__DATA SECTION__:
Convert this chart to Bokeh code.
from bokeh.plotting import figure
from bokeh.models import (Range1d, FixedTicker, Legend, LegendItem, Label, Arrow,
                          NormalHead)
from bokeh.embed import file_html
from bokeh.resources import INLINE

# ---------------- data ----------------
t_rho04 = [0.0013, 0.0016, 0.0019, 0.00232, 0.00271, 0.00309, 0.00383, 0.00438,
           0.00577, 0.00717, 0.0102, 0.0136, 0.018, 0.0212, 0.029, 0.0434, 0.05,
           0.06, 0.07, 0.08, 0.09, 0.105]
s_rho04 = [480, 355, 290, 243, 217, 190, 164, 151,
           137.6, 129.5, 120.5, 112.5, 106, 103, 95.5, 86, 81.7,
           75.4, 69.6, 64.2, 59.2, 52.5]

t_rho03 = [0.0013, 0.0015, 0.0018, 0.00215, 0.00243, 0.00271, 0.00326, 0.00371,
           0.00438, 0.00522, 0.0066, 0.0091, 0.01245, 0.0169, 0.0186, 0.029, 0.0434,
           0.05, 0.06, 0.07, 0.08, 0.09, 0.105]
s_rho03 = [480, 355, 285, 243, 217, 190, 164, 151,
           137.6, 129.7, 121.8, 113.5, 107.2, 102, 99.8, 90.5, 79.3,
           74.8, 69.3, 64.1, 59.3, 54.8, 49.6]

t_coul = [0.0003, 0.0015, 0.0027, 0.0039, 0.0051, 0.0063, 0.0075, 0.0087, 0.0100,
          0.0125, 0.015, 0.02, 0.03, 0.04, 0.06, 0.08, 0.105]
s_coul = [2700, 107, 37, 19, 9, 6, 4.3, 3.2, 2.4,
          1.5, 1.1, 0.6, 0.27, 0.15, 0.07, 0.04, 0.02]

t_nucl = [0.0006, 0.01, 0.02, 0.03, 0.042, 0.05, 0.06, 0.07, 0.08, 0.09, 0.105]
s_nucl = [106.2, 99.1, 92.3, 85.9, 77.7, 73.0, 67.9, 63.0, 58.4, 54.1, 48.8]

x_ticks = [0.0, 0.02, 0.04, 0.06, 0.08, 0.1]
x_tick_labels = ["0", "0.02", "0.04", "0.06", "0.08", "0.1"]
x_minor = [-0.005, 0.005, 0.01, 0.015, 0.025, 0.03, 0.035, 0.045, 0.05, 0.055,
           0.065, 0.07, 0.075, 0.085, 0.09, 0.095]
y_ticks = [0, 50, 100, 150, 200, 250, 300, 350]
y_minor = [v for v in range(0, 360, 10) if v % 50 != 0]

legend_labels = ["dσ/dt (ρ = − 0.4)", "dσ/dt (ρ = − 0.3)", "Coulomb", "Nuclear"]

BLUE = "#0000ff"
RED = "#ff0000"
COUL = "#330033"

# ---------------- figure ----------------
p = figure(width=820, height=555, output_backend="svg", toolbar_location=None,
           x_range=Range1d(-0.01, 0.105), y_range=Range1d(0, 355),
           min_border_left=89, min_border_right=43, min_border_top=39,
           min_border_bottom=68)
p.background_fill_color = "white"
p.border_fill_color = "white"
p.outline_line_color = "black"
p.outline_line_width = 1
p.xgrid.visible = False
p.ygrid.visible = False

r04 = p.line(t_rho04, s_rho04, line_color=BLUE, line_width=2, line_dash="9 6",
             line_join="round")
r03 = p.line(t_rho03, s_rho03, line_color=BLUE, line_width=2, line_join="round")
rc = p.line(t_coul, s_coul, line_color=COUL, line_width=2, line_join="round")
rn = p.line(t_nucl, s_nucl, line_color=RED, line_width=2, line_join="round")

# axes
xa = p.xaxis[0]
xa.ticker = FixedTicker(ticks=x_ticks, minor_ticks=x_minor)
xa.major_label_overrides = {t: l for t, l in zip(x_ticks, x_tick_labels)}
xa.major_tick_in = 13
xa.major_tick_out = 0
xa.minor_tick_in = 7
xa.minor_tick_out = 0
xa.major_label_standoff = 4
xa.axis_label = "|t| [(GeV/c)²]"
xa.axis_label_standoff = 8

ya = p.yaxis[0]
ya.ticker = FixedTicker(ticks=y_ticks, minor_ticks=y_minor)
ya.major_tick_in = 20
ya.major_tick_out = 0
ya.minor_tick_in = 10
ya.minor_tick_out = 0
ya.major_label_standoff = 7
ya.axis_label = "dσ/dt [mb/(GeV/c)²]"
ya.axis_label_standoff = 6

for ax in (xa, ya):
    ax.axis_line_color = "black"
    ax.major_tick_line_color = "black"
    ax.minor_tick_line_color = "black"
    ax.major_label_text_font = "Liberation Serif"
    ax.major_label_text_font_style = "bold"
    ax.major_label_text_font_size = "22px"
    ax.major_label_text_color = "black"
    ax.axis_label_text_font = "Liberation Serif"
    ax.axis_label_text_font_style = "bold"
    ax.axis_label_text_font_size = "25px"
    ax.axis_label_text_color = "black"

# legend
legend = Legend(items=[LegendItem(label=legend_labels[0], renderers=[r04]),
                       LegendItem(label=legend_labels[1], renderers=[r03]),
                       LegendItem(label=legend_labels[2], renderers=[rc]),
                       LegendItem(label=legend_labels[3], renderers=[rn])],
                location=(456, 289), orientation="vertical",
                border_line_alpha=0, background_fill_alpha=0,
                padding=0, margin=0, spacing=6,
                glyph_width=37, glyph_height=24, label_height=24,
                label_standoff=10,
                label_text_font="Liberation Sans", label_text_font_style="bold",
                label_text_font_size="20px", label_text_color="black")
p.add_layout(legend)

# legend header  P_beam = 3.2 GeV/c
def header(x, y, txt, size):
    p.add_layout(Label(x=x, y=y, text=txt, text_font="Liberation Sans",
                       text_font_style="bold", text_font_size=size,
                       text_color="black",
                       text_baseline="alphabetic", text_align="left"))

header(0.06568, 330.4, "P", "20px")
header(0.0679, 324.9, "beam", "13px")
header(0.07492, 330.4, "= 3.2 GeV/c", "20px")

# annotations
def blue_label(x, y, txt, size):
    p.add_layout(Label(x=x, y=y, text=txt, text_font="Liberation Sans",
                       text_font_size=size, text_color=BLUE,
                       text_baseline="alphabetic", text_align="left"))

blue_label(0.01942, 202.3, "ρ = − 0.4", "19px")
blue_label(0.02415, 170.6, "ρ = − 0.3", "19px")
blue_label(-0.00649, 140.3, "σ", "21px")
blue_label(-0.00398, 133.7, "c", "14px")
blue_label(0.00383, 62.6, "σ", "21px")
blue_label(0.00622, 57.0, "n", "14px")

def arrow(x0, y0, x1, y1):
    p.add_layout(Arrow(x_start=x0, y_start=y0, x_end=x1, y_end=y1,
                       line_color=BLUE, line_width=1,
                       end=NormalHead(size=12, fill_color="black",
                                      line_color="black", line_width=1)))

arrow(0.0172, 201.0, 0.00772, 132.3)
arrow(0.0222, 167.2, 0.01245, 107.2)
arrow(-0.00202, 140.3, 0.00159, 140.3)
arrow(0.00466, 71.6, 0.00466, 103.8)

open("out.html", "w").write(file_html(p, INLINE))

__REQUIREMENT__: Beginning at the first line above, repeat exactly until the line containing "from bokeh.resources import INLINE", which is included.

__ANSWER TO THE TASK__:
Convert this chart to Bokeh code.
from bokeh.plotting import figure
from bokeh.models import (Range1d, FixedTicker, Legend, LegendItem, Label, Arrow,
                          NormalHead)
from bokeh.embed import file_html
from bokeh.resources import INLINE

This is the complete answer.